I'm spending a week in Amherst, "where "only the 'h' is silent," at the NEH's Emily Dickinson summer camp....and it is bringing back a tidal wave of memories. It was 23 years ago this summer I landed on another rural New England campus for freshman year...
I haven't spent time in this part of the world in the summer for a while, but it seems remarkably unchanged. Some things I'd forgotten:
- Food SO bland, you have to add pepper bite per bite.
- The intensive upkeep of these old campuses, how many people are involved, and how early the grounds crews get started.
- Tap water that tastes of chlorine. At the Emily Dickinson House Museum, our guide said the early water closets had poisoned the ground water in New England villages -- maybe that's why.
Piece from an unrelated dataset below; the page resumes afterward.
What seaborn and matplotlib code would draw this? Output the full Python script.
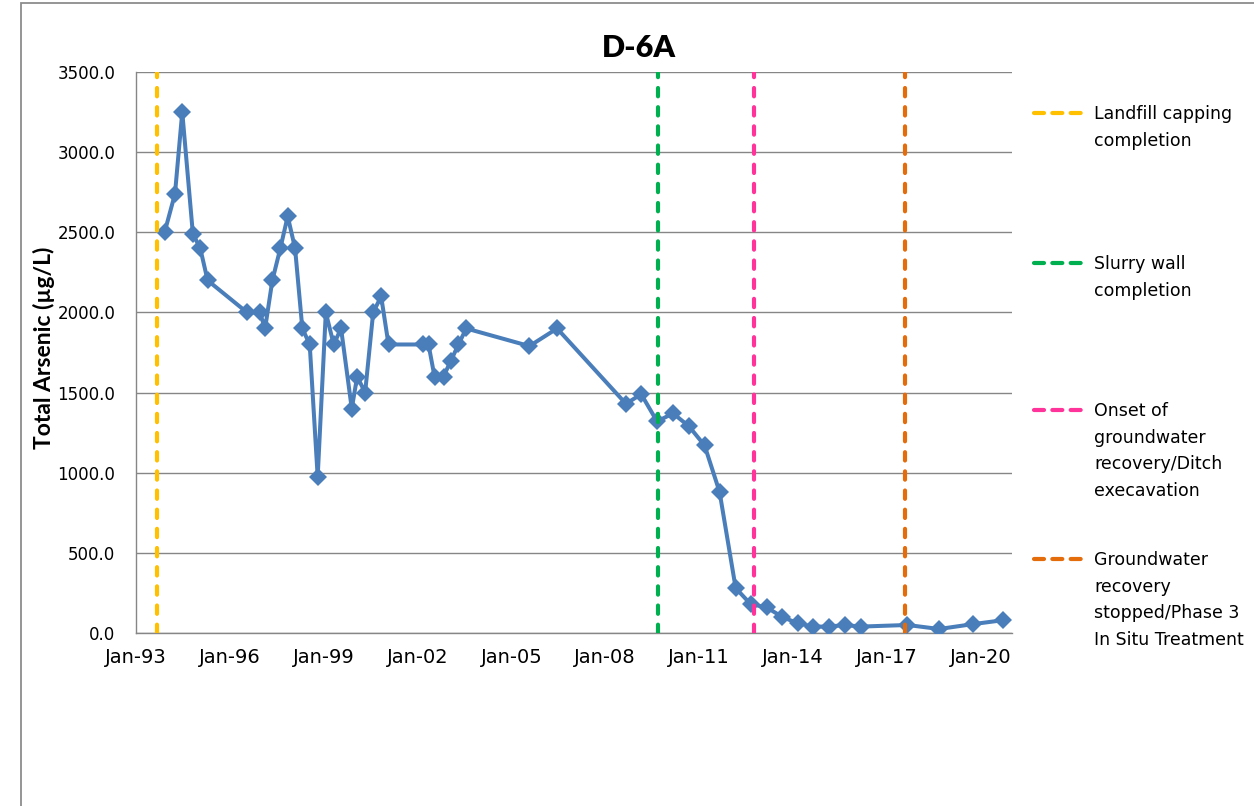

- The wry and twisted sense of humor that some of the natives have -- an affect so different from the norm at home. Our Professor Boghosian poked fun at anyone he found writing letters, "Tell them ALL about it." That sort of encapsulates the attitude around here, too.
- What it feels like to wake up shivering on a mountain summer morning.
The workshop experience itself is terrific, well-organized and run, bringing in some real heavy-hitters in Dickinsoniana. My final project is looking at Dickinson as a proto-modernist, so I get to think about capital-L Literature for a while... Dickinson has been a touchstone for me, and I'm really appreciating moving beyond a "Belle of Amherst" superficial understanding of the poet as a eccentric and towards a fuller understanding of her place in her family, community, and world.